Many of Arad’s iconic buildings are crumbling and in a poor state of repair and many shops, apartment blocks and houses in the city centre, although occupied, look positively derelict. These law offices in the vicinity of the local court didn’t particularly inspire confidence.
Interesting. Romania has its leu, but when it comes to real estate, international travel, mobile phone contracts and cars, prices are usually given in euro. And they sure are car mad over here. I’ve rarely seen so many fancy cars in such unfancy surroundings.
With temperatures soaring to a blistering 42˚C, Arad became very hot and arid indeed. Suddenly that poxy campsite pool doesn’t seem so poxy after all.
I hadn’t realised that we were in Transylvania. Perhaps this is a blood bank? I was somewhat reassured when I spotted this drying shed outside the city. There‘s enough garlic in there to keep a whole flock of vampires away!

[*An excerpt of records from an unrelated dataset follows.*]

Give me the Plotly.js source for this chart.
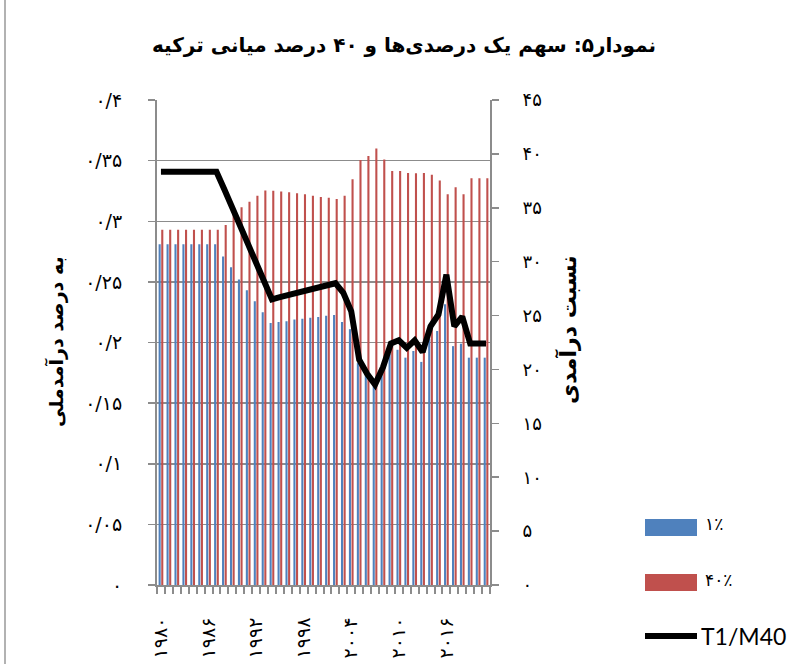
<!DOCTYPE html>
<html>
<head>
<meta charset="utf-8">
<script src="https://cdn.plot.ly/plotly-3.0.1.min.js"></script>
<style>html,body{margin:0;padding:0;background:#fff;}</style>
</head>
<body>
<div id="chart" style="width:793px;height:664px;"></div>
<script>
// Years (categories)
var years = [1980,1981,1982,1983,1984,1985,1986,1987,1988,1989,1990,1991,1992,1993,1994,1995,1996,1997,1998,1999,2000,2001,2002,2003,2004,2005,2006,2007,2008,2009,2010,2011,2012,2013,2014,2015,2016,2017,2018,2019,2020,2021];

// Share of top 1% (left axis)
var top1 = [0.281,0.281,0.281,0.281,0.281,0.281,0.281,0.281,0.271,0.262,0.252,0.243,0.234,0.225,0.216,0.217,0.2175,0.219,0.2196,0.2205,0.221,0.222,0.2227,0.217,0.211,0.183,0.173,0.167,0.177,0.191,0.194,0.1875,0.193,0.184,0.203,0.2095,0.2315,0.197,0.199,0.1875,0.1875,0.1875];

// Share of middle 40% (left axis)
var mid40 = [0.293,0.293,0.293,0.293,0.293,0.293,0.293,0.293,0.297,0.307,0.3115,0.316,0.321,0.3254,0.3252,0.3245,0.324,0.323,0.3222,0.321,0.320,0.3193,0.3184,0.321,0.3346,0.3505,0.3538,0.360,0.351,0.3414,0.3414,0.3398,0.3395,0.3398,0.3384,0.3337,0.3222,0.328,0.3222,0.3354,0.3354,0.3354];

// Ratio T1/M40 (right axis)
var ratio = [38.35,38.35,38.35,38.35,38.35,38.35,38.35,38.35,36.7,35.1,33.3,31.6,29.9,28.2,26.5,26.7,26.9,27.1,27.3,27.5,27.7,27.9,28.0,27.1,25.4,20.9,19.6,18.6,20.2,22.4,22.7,22.0,22.7,21.6,24.0,25.1,28.8,24.0,24.9,22.4,22.4,22.4];

// Tick labels
var xTickVals = [1980,1986,1992,1998,2004,2010,2016];
var xTickText = ['۱۹۸۰','۱۹۸۶','۱۹۹۲','۱۹۹۸','۲۰۰۴','۲۰۱۰','۲۰۱۶'];
var yTickVals = [0,0.05,0.1,0.15,0.2,0.25,0.3,0.35,0.4];
var yTickText = ['۰','۰/۰۵','۰/۱','۰/۱۵','۰/۲','۰/۲۵','۰/۳','۰/۳۵','۰/۴'];
var y2TickVals = [0,5,10,15,20,25,30,35,40,45];
var y2TickText = ['۰','۵','۱۰','۱۵','۲۰','۲۵','۳۰','۳۵','۴۰','۴۵'];

var seriesNames = ['۱٪','۴۰٪','T1/M40'];
var titleText = 'نمودار۵: سهم یک درصدی\u200cها و ۴۰ درصد میانی ترکیه';
var yTitle = 'به درصد درآمدملی';
var y2Title = 'نسبت درآمدی';

var blue = '#4F81BD', red = '#C0504D', grid = '#8c8c8c';
var fa = 'DejaVu Sans';

var traces = [
  {type:'bar', x:years, y:top1, name:seriesNames[0], marker:{color:blue}, showlegend:false, hoverinfo:'none'},
  {type:'bar', x:years, y:mid40, name:seriesNames[1], marker:{color:red}, showlegend:false, hoverinfo:'none'},
  {type:'scatter', mode:'lines', x:years, y:ratio, yaxis:'y2', name:seriesNames[2],
   line:{color:'#000', width:6, shape:'linear'}, showlegend:false, hoverinfo:'none'}
];

// plot area in px: left 157, right 490, top 100, bottom 585
var L=157, R=490, T=100, B=585, W=R-L, H=B-T;
function px(x){return (x-L)/W;}
function py(y){return (B-y)/H;}

var layout = {
  width:793, height:664,
  margin:{l:L, r:793-R, t:T, b:664-B, pad:0},
  paper_bgcolor:'#fff', plot_bgcolor:'#fff',
  barmode:'group', bargap:0.34, bargroupgap:0.2,
  title:{text:'<b>'+titleText+'</b>', x:404/793, xanchor:'center', xref:'container',
         y:1-45/664, yanchor:'middle', yref:'container',
         font:{family:fa, size:20, color:'#000'}},
  xaxis:{range:[1979.5,2021.5], tickvals:xTickVals, ticktext:xTickText, tickangle:-90,
         ticks:'', showline:true, linecolor:grid, linewidth:2, showgrid:false, zeroline:false,
         tickfont:{family:fa, size:19, color:'#000'}, ticklabelstandoff:23,
         minor:{tick0:1979.5, dtick:1, ticks:'outside', ticklen:7, tickcolor:grid, tickwidth:2, showgrid:false}},
  yaxis:{range:[0,0.4], tickvals:yTickVals, ticktext:yTickText, showgrid:true, gridcolor:grid, gridwidth:1.5,
         showline:true, linecolor:grid, linewidth:2, ticks:'outside', ticklen:7, tickcolor:grid, tickwidth:1.5,
         zeroline:false, tickfont:{family:fa, size:19, color:'#000'}, ticklabelstandoff:22},
  yaxis2:{range:[0,45], overlaying:'y', side:'right', tickvals:y2TickVals, ticktext:y2TickText, showgrid:false,
          showline:true, linecolor:grid, linewidth:2, ticks:'outside', ticklen:7, tickcolor:grid, tickwidth:1.5,
          zeroline:false, tickfont:{family:fa, size:18, color:'#000'}, ticklabelstandoff:20},
  shapes:[
    {type:'line', xref:'paper', yref:'paper', x0:(5-L)/W, x1:(5-L)/W, y0:py(0), y1:py(664), line:{color:'#999', width:1.5}},
    {type:'rect', xref:'paper', yref:'paper', x0:px(645), x1:px(697), y0:py(536), y1:py(519), fillcolor:blue, line:{width:0}},
    {type:'rect', xref:'paper', yref:'paper', x0:px(645), x1:px(697), y0:py(591), y1:py(574), fillcolor:red, line:{width:0}},
    {type:'line', xref:'paper', yref:'paper', x0:px(645), x1:px(697), y0:py(636), y1:py(636), line:{color:'#000', width:6}}
  ],
  annotations:[
    {text:'<b>'+yTitle+'</b>', xref:'paper', yref:'paper', x:px(56), y:py(342), xanchor:'center', yanchor:'middle',
     textangle:-90, showarrow:false, font:{family:fa, size:19, color:'#000'}},
    {text:'<b>'+y2Title+'</b>', xref:'paper', yref:'paper', x:px(567), y:py(330), xanchor:'center', yanchor:'middle',
     textangle:-90, showarrow:false, font:{family:fa, size:22, color:'#000'}},
    {text:seriesNames[0], xref:'paper', yref:'paper', x:px(703), y:py(524), xanchor:'left', yanchor:'middle',
     showarrow:false, font:{family:fa, size:17, color:'#000'}},
    {text:seriesNames[1], xref:'paper', yref:'paper', x:px(703), y:py(580), xanchor:'left', yanchor:'middle',
     showarrow:false, font:{family:fa, size:17, color:'#000'}},
    {text:seriesNames[2], xref:'paper', yref:'paper', x:px(699), y:py(636), xanchor:'left', yanchor:'middle',
     showarrow:false, font:{family:'Lato', size:23, color:'#000'}}
  ]
};

Plotly.newPlot('chart', traces, layout, {staticPlot:true, displayModeBar:false});
</script>
</body>
</html>
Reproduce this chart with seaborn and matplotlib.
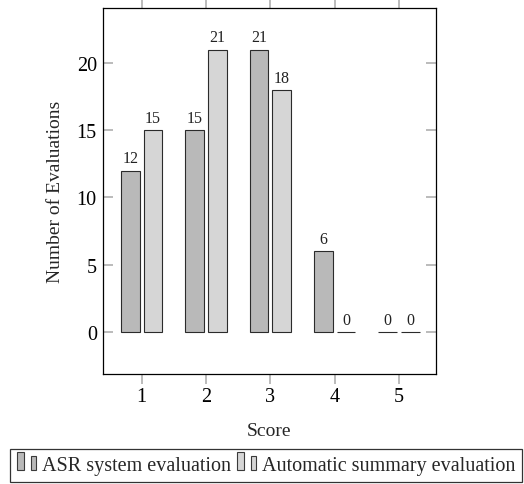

I am totally puzzled by this Romanian Orthodox cathedral, beautiful and all as it is. It was built between 1992 and 2008, slap bang in the middle of a busy junction. As I said, many buildings in the inner city, including numerous churches of various denominations, are in desperate need of repair and there already is a Roman Orthodox cathedral in the city centre, but somebody somewhere deemed it necessary to build this massive new church at, no doubt, massive expense. Why? Ok, I’m sure my little bird brain is missing some clever human logic behind this, but I really don’t get it.
Which brings me back to our little campsite church which is only about 20 metres from our caravan. I thought it was just a private family memorial chapel, but it is actually in regular use! The other day a long, sombre ceremony was conducted in it which I took to be some sort of memorial or funeral. Her Ladyship was nearby, hanging out a load of freshly washed Oldie underwear before she realised what was going on.
The next day a wedding party appeared. Just in time to absorb the aromas of His Lordship’s culinary efforts which included barbecued onions and spicy sausages. Yet another bride and groom appeared at the campsite the following day, the stunning white bridal gown striking a dramatic contrast to Her Ladyship’s fluffy pink towel as she emerged from the shower block.
Two weddings and a funeral. On a campsite. You couldn’t make that up! In fact, I think it could make a great plot for a hit movie.
If only I could come up with a snappy title.